2015-07-27 Thread Cem Karan
On Jul 27, 2015, at 1:24 PM, neubyr  wrote:

> 
> I am trying to understand sys.path working and best practices for managing it 
> within a program or script. Is it fine to modify sys.path using 
> sys.path.insert(0, EXT_MODULES_DIR)? One stackoverflow answer - 
> http://stackoverflow.com/a/10097543 - suggests that it may break external 
> 3'rd party code as by convention first item of sys.path list, path[0], is the 
> directory containing the script that was used to invoke the Python 
> interpreter. So what are best practices to prepend sys.path in the program 
> itself? Any further elaboration would be helpful. 

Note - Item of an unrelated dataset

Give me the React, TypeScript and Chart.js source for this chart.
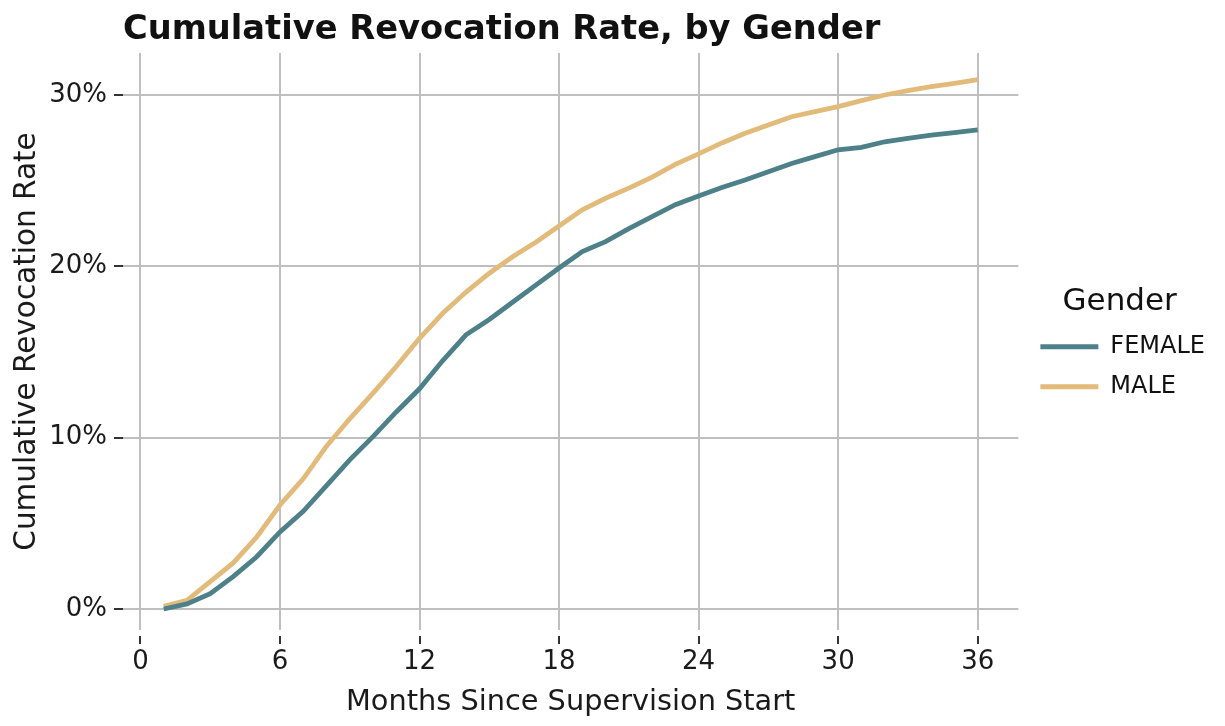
import React, { useEffect, useRef } from 'react';
import { Chart, registerables } from 'chart.js';

Chart.register(...registerables);

const TITLE = 'Cumulative Revocation Rate, by Gender';
const X_TITLE = 'Months Since Supervision Start';
const Y_TITLE = 'Cumulative Revocation Rate';
const LEGEND_TITLE = 'Gender';

const months = [1, 2, 3, 4, 5, 6, 7, 8, 9, 10, 11, 12, 13, 14, 15, 16, 17, 18, 19, 20, 21, 22, 23, 24, 25, 26, 27, 28, 29, 30, 31, 32, 33, 34, 35, 36];

const femaleRate = [0.0, 0.3, 0.9, 1.9, 3.05, 4.5, 5.7, 7.2, 8.7, 10.06, 11.5, 12.85, 14.5, 16.0, 16.9, 17.9, 18.9, 19.9, 20.86, 21.44, 22.2, 22.9, 23.6, 24.1, 24.6, 25.04, 25.52, 26.0, 26.4, 26.8, 26.94, 27.27, 27.47, 27.66, 27.8, 27.96];

const maleRate = [0.15, 0.5, 1.6, 2.7, 4.2, 6.07, 7.6, 9.5, 11.1, 12.6, 14.15, 15.8, 17.26, 18.5, 19.6, 20.56, 21.4, 22.35, 23.3, 23.97, 24.56, 25.2, 25.95, 26.56, 27.2, 27.77, 28.25, 28.73, 29.03, 29.32, 29.67, 30.0, 30.25, 30.49, 30.68, 30.9];

const seriesNames = ['FEMALE', 'MALE'];
const seriesColors = ['#4d8088', '#e2bb7a'];

const xTicks = [0, 6, 12, 18, 24, 30, 36];
const yTicks = [0, 10, 20, 30];

const FONT = "'DejaVu Sans', sans-serif";

const leftTitlePlugin = {
  id: 'leftTitle',
  afterDraw(chart: any) {
    const ctx = chart.ctx;
    ctx.save();
    ctx.font = `bold 33.7px ${FONT}`;
    ctx.fillStyle = '#111111';
    ctx.textAlign = 'left';
    ctx.textBaseline = 'alphabetic';
    ctx.fillText(TITLE, chart.chartArea.left, 39);
    ctx.restore();
  },
};

const legendShiftPlugin = {
  id: 'legendShift',
  afterLayout(chart: any) {
    const lg = chart.legend;
    if (!lg) return;
    const dx = 6;
    lg.left += dx;
    lg.right += dx;
  },
};

export default function App() {
  const canvasRef = useRef<HTMLCanvasElement | null>(null);

  useEffect(() => {
    document.body.style.margin = '0';
    const canvas = canvasRef.current;
    if (!canvas) return;
    const series = [femaleRate, maleRate];
    const chart = new Chart(canvas, {
      type: 'line',
      data: {
        datasets: seriesNames.map((name, i) => ({
          label: name,
          data: months.map((m, j) => ({ x: m, y: series[i][j] })),
          borderColor: seriesColors[i],
          backgroundColor: seriesColors[i],
          borderWidth: 4.8,
          pointRadius: 0,
          tension: 0,
          fill: false,
        })),
      },
      options: {
        responsive: false,
        animation: false,
        devicePixelRatio: 1,
        layout: { padding: { top: 53, right: 16, left: 0, bottom: 0 } },
        plugins: {
          tooltip: { enabled: false },
          title: { display: false },
          legend: {
            display: true,
            position: 'right',
            align: 'center',
            fullSize: false,
            title: {
              display: true,
              text: LEGEND_TITLE,
              color: '#111111',
              font: { family: FONT, size: 31, lineHeight: 1 },
              padding: { top: 18, bottom: 1.5 },
            },
            labels: {
              color: '#111111',
              font: { family: FONT, size: 24 },
              usePointStyle: true,
              pointStyle: 'line',
              pointStyleWidth: 58,
              padding: 16,
            },
          },
        },
        scales: {
          x: {
            type: 'linear',
            min: -0.75,
            max: 37.75,
            afterBuildTicks: (s: any) => {
              s.ticks = xTicks.map((v) => ({ value: v }));
            },
            afterFit: (s: any) => {
              s.height = 96;
            },
            border: { display: false },
            grid: {
              color: '#bfbfbf',
              lineWidth: 2,
              drawTicks: true,
              tickLength: 14,
              tickColor: '#333333',
              tickWidth: 2,
              tickBorderDash: [0, 6, 8, 100],
            },
            ticks: {
              color: '#1a1a1a',
              font: { family: FONT, size: 26 },
              padding: 3,
              maxRotation: 0,
              autoSkip: false,
            },
            title: {
              display: true,
              text: X_TITLE,
              color: '#1a1a1a',
              font: { family: FONT, size: 28.8 },
              padding: { top: 0, bottom: 6 },
            },
          },
          y: {
            type: 'linear',
            min: -1.226,
            max: 32.45,
            afterBuildTicks: (s: any) => {
              s.ticks = yTicks.map((v) => ({ value: v }));
            },
            afterFit: (s: any) => {
              s.width = 123;
            },
            border: { display: false },
            grid: {
              color: '#bfbfbf',
              lineWidth: 2,
              drawTicks: true,
              tickLength: 9,
              tickColor: '#333333',
              tickWidth: 2,
            },
            ticks: {
              color: '#1a1a1a',
              font: { family: FONT, size: 26 },
              padding: 7,
              callback: (v: any) => `${v}%`,
            },
            title: {
              display: true,
              text: Y_TITLE,
              color: '#1a1a1a',
              font: { family: FONT, size: 29.5 },
              padding: { top: 10, bottom: 0 },
            },
          },
        },
      },
      plugins: [leftTitlePlugin, legendShiftPlugin],
    });
    return () => chart.destroy();
  }, []);

  return (
    <div style={{ width: 1225, height: 726 }}>
      <canvas ref={canvasRef} width={1225} height={726} style={{ display: 'block' }} />
    </div>
  );
}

Why are you trying to modify sys.path?  I'm not judging, there are many good 
reasons to do so, but there may be safer ways of getting the effect you want 
that don't rely on modifying sys.path.  One simple method is to modify 
PYTHONPATH (https://docs.python.org/3/using/cmdline.html#envvar-PYTHONPATH) 
instead.

In order of preference:

1) Append to sys.path.  This will cause you the fewest headaches.

2) If you absolutely have to insert into the list, insert after the first 
element.  As you noted from SO, and noted in the docs 
(https://docs.python.org/3/library/sys.html#sys.path), the first element of 
sys.path is the path to the directory of the script itself.  If you modify 
this, you **will** break third-party code at some point.